▶ Given exercise:
Search the records for the word "this" and report each line that has it.

** start Available records **

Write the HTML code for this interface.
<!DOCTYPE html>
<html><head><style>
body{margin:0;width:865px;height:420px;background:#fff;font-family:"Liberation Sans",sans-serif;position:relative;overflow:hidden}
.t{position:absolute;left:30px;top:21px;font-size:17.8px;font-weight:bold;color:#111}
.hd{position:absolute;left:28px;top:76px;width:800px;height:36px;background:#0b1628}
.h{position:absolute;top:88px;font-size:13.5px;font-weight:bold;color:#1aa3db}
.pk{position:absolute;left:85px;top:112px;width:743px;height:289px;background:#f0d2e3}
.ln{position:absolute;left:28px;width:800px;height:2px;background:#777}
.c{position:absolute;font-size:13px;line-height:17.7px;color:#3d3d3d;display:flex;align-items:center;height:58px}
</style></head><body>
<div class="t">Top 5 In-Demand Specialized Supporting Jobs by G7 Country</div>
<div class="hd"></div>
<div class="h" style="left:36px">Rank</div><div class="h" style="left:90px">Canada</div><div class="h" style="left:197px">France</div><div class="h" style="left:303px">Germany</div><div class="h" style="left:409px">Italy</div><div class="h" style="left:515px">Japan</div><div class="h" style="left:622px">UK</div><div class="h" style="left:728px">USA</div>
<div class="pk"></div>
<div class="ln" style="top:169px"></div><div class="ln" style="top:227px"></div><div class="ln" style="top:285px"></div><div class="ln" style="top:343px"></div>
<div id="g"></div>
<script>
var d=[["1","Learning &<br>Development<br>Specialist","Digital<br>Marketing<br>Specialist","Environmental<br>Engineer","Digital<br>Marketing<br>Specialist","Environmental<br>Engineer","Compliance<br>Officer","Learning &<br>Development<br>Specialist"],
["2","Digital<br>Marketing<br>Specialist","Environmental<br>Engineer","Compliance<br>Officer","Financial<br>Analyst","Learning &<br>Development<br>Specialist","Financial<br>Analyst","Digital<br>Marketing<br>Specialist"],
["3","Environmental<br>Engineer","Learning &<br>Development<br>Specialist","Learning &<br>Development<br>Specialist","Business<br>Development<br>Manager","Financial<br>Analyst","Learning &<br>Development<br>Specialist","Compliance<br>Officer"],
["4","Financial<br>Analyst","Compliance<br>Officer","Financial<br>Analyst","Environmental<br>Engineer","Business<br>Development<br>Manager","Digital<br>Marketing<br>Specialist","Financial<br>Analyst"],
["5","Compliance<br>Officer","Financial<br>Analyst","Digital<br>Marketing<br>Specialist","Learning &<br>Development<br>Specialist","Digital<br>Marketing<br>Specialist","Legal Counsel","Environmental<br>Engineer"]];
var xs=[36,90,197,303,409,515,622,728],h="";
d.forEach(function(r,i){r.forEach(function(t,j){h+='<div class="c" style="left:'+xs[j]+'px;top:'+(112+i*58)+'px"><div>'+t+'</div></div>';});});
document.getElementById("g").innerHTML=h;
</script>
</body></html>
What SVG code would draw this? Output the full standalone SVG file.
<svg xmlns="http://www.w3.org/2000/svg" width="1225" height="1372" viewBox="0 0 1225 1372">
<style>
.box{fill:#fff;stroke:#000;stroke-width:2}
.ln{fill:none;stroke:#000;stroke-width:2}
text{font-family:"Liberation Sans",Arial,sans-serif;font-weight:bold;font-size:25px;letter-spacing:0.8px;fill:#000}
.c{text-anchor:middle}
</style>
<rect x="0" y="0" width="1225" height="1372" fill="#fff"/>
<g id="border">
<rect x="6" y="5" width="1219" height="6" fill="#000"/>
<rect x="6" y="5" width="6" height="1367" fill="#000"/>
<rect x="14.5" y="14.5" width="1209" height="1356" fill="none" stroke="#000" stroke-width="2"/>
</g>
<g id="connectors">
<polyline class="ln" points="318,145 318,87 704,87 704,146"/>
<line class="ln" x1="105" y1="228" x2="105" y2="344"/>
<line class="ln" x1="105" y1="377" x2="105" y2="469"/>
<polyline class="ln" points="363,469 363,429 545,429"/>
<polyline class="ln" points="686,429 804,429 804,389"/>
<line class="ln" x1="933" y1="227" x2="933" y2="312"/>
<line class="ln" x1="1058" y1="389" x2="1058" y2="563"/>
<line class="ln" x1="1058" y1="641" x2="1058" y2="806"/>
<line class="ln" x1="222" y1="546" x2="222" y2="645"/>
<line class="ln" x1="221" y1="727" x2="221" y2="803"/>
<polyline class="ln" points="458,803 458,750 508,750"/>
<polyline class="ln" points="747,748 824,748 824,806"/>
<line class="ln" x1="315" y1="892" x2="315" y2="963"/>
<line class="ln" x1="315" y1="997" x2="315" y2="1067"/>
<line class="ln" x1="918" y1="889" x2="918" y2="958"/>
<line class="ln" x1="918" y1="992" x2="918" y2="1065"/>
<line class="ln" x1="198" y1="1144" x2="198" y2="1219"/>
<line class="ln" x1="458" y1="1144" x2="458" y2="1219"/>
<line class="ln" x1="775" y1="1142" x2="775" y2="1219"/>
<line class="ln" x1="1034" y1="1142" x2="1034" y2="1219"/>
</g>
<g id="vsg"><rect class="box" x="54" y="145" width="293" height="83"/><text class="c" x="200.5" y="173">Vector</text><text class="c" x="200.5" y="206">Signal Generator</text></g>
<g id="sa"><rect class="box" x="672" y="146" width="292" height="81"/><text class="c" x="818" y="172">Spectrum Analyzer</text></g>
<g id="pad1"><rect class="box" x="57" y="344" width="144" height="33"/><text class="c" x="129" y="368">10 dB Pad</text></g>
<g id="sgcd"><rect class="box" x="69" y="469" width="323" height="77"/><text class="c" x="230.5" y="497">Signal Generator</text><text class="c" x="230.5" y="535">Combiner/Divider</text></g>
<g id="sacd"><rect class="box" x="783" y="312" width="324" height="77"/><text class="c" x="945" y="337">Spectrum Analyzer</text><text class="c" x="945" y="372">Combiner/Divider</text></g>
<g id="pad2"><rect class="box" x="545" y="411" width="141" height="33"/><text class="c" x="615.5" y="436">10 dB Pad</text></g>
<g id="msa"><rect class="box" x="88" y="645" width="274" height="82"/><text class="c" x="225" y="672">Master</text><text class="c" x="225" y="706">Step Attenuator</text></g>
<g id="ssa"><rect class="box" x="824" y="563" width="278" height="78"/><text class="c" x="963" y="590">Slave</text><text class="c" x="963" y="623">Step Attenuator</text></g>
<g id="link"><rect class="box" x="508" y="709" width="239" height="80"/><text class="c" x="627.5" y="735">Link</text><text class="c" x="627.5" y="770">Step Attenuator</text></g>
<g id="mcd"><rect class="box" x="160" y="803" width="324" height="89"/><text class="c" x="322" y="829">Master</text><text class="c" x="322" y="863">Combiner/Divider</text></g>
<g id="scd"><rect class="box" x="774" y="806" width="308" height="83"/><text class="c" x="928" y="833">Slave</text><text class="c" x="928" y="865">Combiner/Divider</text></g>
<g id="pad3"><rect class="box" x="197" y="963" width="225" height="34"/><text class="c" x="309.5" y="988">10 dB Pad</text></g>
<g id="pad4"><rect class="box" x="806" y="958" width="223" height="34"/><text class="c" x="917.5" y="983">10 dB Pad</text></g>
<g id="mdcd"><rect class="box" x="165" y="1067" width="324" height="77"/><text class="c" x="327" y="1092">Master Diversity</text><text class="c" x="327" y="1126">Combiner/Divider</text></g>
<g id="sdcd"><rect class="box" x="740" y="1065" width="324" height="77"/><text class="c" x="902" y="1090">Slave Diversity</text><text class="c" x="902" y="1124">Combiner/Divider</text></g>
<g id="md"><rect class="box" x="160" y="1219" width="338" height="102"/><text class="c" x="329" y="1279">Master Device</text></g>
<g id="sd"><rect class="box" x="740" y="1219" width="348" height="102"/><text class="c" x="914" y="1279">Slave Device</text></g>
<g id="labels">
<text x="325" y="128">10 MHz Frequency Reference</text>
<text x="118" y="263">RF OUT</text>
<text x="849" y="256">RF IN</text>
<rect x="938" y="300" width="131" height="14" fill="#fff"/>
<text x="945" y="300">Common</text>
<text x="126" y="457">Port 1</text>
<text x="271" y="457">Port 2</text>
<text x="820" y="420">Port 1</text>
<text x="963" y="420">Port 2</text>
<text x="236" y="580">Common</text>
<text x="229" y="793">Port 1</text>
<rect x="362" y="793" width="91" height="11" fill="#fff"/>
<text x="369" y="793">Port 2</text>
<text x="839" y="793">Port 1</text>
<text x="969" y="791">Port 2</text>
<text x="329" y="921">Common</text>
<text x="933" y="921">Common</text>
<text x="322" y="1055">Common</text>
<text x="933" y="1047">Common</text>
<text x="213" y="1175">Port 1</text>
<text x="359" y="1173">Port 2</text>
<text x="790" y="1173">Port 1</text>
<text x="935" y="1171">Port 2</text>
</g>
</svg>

** end Available records **

▶ Task result:
Write the HTML code for this interface.
What SVG code would draw this? Output the full standalone SVG file.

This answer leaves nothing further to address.